Чтения о русской поэзии - Николай Иванович Калягин
Шрифт:
Интервал:
Закладка:
Во-вторых, могут мне заметить наиболее осведомленные и внимательные читатели, сегодня вы рассказываете о поэте, но как-то вы стихов его не вспоминаете… Это не случайно. Мы и без вас знаем, что Катенин был человек большого ума. Мы знаем, что этот человек любил искусство и в искусстве кое-что понимал. Но мы знаем также, что этот замечательный человек поэтом был слабым. И Ксенофонт Полевой, который, не в обиду вам будет сказано, являлся умным и тонким литературным критиком, неплохо в этом вопросе разобрался.

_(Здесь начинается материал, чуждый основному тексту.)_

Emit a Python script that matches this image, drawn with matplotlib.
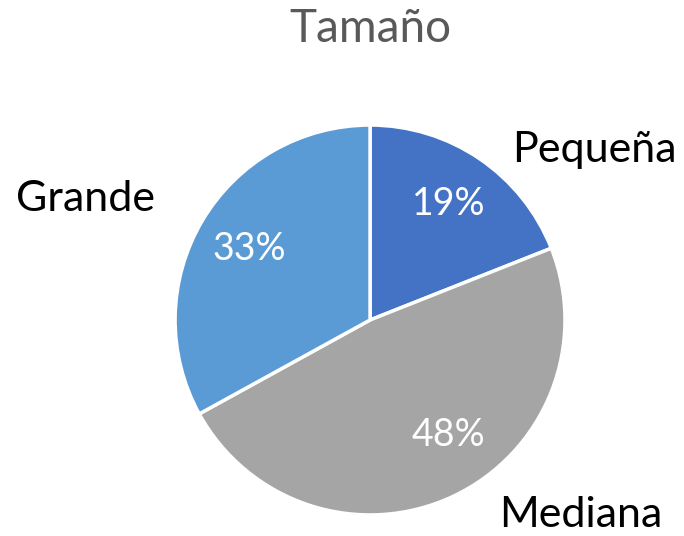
import matplotlib
matplotlib.use('Agg')
import matplotlib.pyplot as plt

labels = ['Pequeña', 'Mediana', 'Grande']
values = [19, 48, 33]
colors = ['#4472C4', '#A5A5A5', '#5B9BD5']

plt.rcParams['font.family'] = ['Lato', 'DejaVu Sans']

fig = plt.figure(figsize=(6.84, 5.36), dpi=100)
ax = fig.add_axes([0.256, 0.039, 0.570, 0.728])

wedges, texts, autotexts = ax.pie(values, colors=colors, startangle=90, counterclock=False,
                                  autopct='%1.0f%%', pctdistance=0.72,
                                  wedgeprops=dict(edgecolor='white', linewidth=2.5),
                                  textprops=dict(color='white', fontsize=27))
ax.set_xlim(-1, 1)
ax.set_ylim(-1, 1)
ax.set_aspect('equal')
# Excel puts the Mediana percentage a bit further right
autotexts[1].set_position((0.40, -0.59))

# outside category labels (Excel best-fit positions)
label_pos = {'Pequeña': (1.15, 0.87), 'Grande': (-1.46, 0.62), 'Mediana': (1.08, -1.0)}
for name in labels:
    x, y = label_pos[name]
    ax.text(x, y, name, ha='center', va='center', fontsize=31, color='black', clip_on=False)

fig.text(0.541, 0.945, 'Tamaño', ha='center', va='center', fontsize=33, color='#595959')

plt.savefig('out.png', dpi=100)
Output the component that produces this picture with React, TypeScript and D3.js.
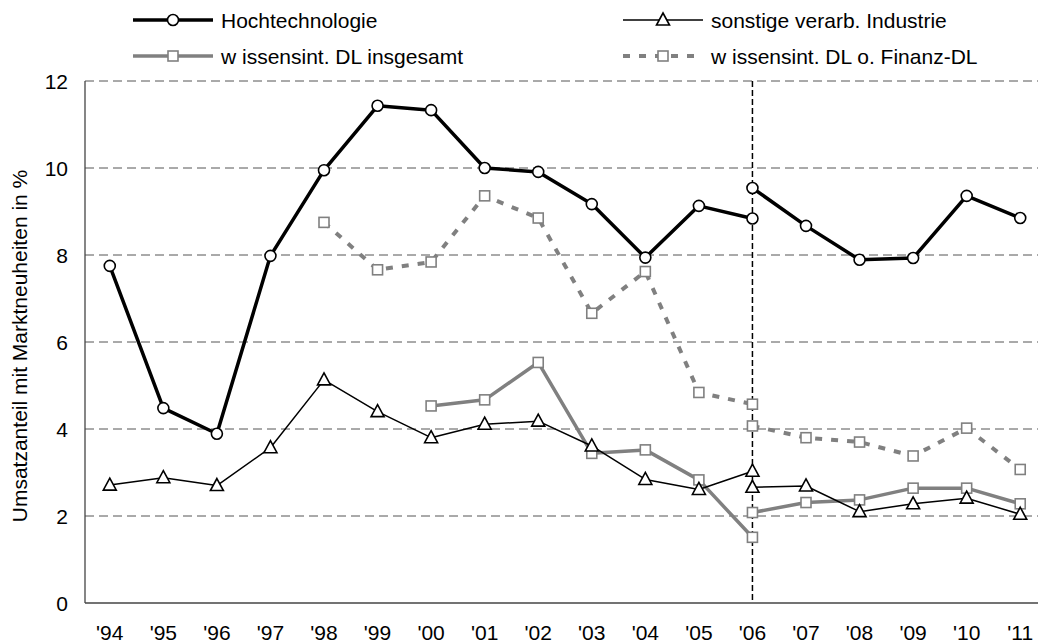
import React from "react";
import * as d3 from "d3";

const categories = ["'94", "'95", "'96", "'97", "'98", "'99", "'00", "'01", "'02", "'03", "'04", "'05", "'06", "'07", "'08", "'09", "'10", "'11"];
const yTicks = [0, 2, 4, 6, 8, 10, 12];

// values up to '06 (old definition) and from '06 on (new definition)
const hochPre: (number | null)[] = [7.75, 4.48, 3.89, 7.98, 9.95, 11.43, 11.33, 10.0, 9.91, 9.17, 7.94, 9.13, 8.84];
const hochPost: number[] = [9.54, 8.67, 7.89, 7.93, 9.36, 8.85];
const sonstPre: (number | null)[] = [2.71, 2.88, 2.70, 3.57, 5.13, 4.40, 3.80, 4.11, 4.18, 3.61, 2.84, 2.61, 3.03];
const sonstPost: number[] = [2.66, 2.69, 2.10, 2.28, 2.41, 2.04];
const dlPre: (number | null)[] = [null, null, null, null, null, null, 4.53, 4.67, 5.53, 3.44, 3.52, 2.83, 1.51];
const dlPost: number[] = [2.08, 2.31, 2.37, 2.64, 2.64, 2.28];
const dlofPre: (number | null)[] = [null, null, null, null, 8.75, 7.66, 7.84, 9.36, 8.85, 6.66, 7.62, 4.84, 4.57];
const dlofPost: number[] = [4.07, 3.80, 3.70, 3.38, 4.02, 3.07];

const seriesNames = ["Hochtechnologie", "sonstige verarb. Industrie", "w issensint. DL insgesamt", "w issensint. DL o. Finanz-DL"];

const W = 1038, H = 643;
const FONT = "'Liberation Sans', Arial, sans-serif";
const FS = 21;
const GREY = "#808080";

type Style = { color: string; width: number; dash?: string; marker: "circle" | "triangle" | "square" };
const styles: Style[] = [
  { color: "#000", width: 3.5, marker: "circle" },
  { color: "#000", width: 1.5, marker: "triangle" },
  { color: GREY, width: 3.5, marker: "square" },
  { color: GREY, width: 4, dash: "7,9", marker: "square" },
];

function Marker({ x, y, s }: { x: number; y: number; s: Style }) {
  if (s.marker === "circle")
    return <circle cx={x} cy={y} r={5.5} fill="#fff" stroke="#000" strokeWidth={1.6} />;
  if (s.marker === "triangle") {
    const path = `M${x},${y - 7}L${x + 6.5},${y + 5}L${x - 6.5},${y + 5}Z`;
    return <path d={path} fill="#fff" stroke="#000" strokeWidth={1.6} />;
  }
  return <rect x={x - 5} y={y - 5} width={10} height={10} fill="#fff" stroke={GREY} strokeWidth={1.6} />;
}

export default function App() {
  const x = d3.scaleBand<string>().domain(categories).range([83, 1047]);
  const cx = (c: string) => (x(c) as number) + x.bandwidth() / 2;
  const y = d3.scaleLinear().domain([0, 12]).range([603, 81]);
  const left = 85;
  const bottom = y(0);
  const top = y(12);

  const line = d3
    .line<[string, number | null]>()
    .defined((d) => d[1] !== null)
    .x((d) => cx(d[0]))
    .y((d) => y(d[1] as number));

  const all = [
    [hochPre, hochPost],
    [sonstPre, sonstPost],
    [dlPre, dlPost],
    [dlofPre, dlofPost],
  ];
  const breakIdx = 12;

  const segs = all.map(([pre, post]) => {
    const a: [string, number | null][] = pre.map((v, i) => [categories[i], v]);
    const b: [string, number | null][] = post.map((v, i) => [categories[breakIdx + i], v]);
    return [a, b];
  });

  // draw order: grey series below, black series on top
  const order = [3, 2, 1, 0];

  const legendPos = [
    { lx: 133, ly: 20 },
    { lx: 623, ly: 20 },
    { lx: 133, ly: 56 },
    { lx: 623, ly: 56 },
  ];

  return (
    <div style={{ position: "absolute", left: 0, top: 0 }}>
      <svg width={W} height={H} style={{ display: "block", background: "#fff" }} fontFamily={FONT}>
        {/* gridlines */}
        {yTicks.filter((t) => t > 0).map((t) => (
          <line key={t} x1={left} x2={W} y1={y(t)} y2={y(t)} stroke="#555" strokeWidth={1} strokeDasharray="9,5" />
        ))}
        {/* axes */}
        <line x1={left} x2={left} y1={top} y2={bottom} stroke="#444" strokeWidth={1.3} />
        <line x1={left} x2={W} y1={bottom} y2={bottom} stroke="#444" strokeWidth={1.3} />
        {/* y tick labels */}
        {yTicks.map((t) => (
          <text key={t} x={68} y={y(t)} dy="0.36em" textAnchor="end" fontSize={FS} fill="#000">
            {t}
          </text>
        ))}
        {/* x tick labels */}
        {categories.map((c) => (
          <text key={c} x={cx(c)} y={640} textAnchor="middle" fontSize={FS} fill="#000">
            {c}
          </text>
        ))}
        {/* y axis title */}
        <text
          transform={`translate(27, ${(top + bottom) / 2 + 4}) rotate(-90)`}
          textAnchor="middle"
          fontSize={FS}
          fill="#000"
        >
          Umsatzanteil mit Marktneuheiten in %
        </text>
        {/* break line at '06 */}
        <line x1={cx("'06")} x2={cx("'06")} y1={top} y2={bottom} stroke="#000" strokeWidth={1.5} strokeDasharray="6,3" />
        {/* series */}
        {order.map((si) => {
          const s = styles[si];
          return (
            <g key={si}>
              {segs[si].map((seg, k) => (
                <path
                  key={k}
                  d={line(seg) || ""}
                  fill="none"
                  stroke={s.color}
                  strokeWidth={s.width}
                  strokeDasharray={s.dash}
                  strokeLinejoin="round"
                />
              ))}
              {segs[si].map((seg, k) =>
                seg
                  .filter((d) => d[1] !== null)
                  .map((d) => <Marker key={`${k}-${d[0]}`} x={cx(d[0])} y={y(d[1] as number)} s={s} />)
              )}
            </g>
          );
        })}
        {/* legend */}
        {seriesNames.map((n, i) => {
          const s = styles[i];
          const { lx, ly } = legendPos[i];
          return (
            <g key={n}>
              <line x1={lx} x2={lx + 80} y1={ly} y2={ly} stroke={s.color} strokeWidth={s.width} strokeDasharray={s.dash} />
              <Marker x={lx + 40} y={ly} s={s} />
              <text x={lx + 88} y={ly} dy="0.36em" fontSize={FS} fill="#000">
                {n}
              </text>
            </g>
          );
        })}
      </svg>
    </div>
  );
}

Апология Катенина, которой вы занимаетесь, ни к чему хорошему привести не может. Допустим, люди увлекутся вашей проповедью, снимут с полок книги Катенина и, отряхнув от них пыль веков, попытаются прочесть ту же самую «Андромаху». «Коль посылает нам сны вещие Зевес, // Всех бедствий ждать должны от гневных мы небес…» В наши дни это читать невозможно! Вы же сами утверждали, что умерший поэт продолжает чувствовать внимание живущих к своим стихам, что он вступает с каждым новым читателем в какие-то отношения… загробные. Мы-то думаем, что это полная чушь, но если вы в эту чушь верите, тогда для чего вы устраиваете Катенину новый 1833 год? Хотите, чтобы он у вас в гробу перевернулся?
Постараюсь отвечать по порядку. Все слова о том, что Катенин не понял «Горя…», бьют в моем случае мимо цели – я ведь уже говорил о том, что сам «Горя» не понимаю (в конце 4-го чтения). Не понимаю я и «Бориса Годунова», «Ревизора» не понимаю… Рука бога поэзии на классическом произведении бывает видна так же ясно, как ясно видны лунная дорожка или цепочка воздушных пузырей на воде, – и так же невозможно ее удержать, ощупать, запротоколировать. Платон Каратаев сравнивал человеческое счастье с водой в бредне: «Тянешь – надулось, а вытащишь – ничего нету», – сравнение это удивительно подходит и к родственной счастью поэзии.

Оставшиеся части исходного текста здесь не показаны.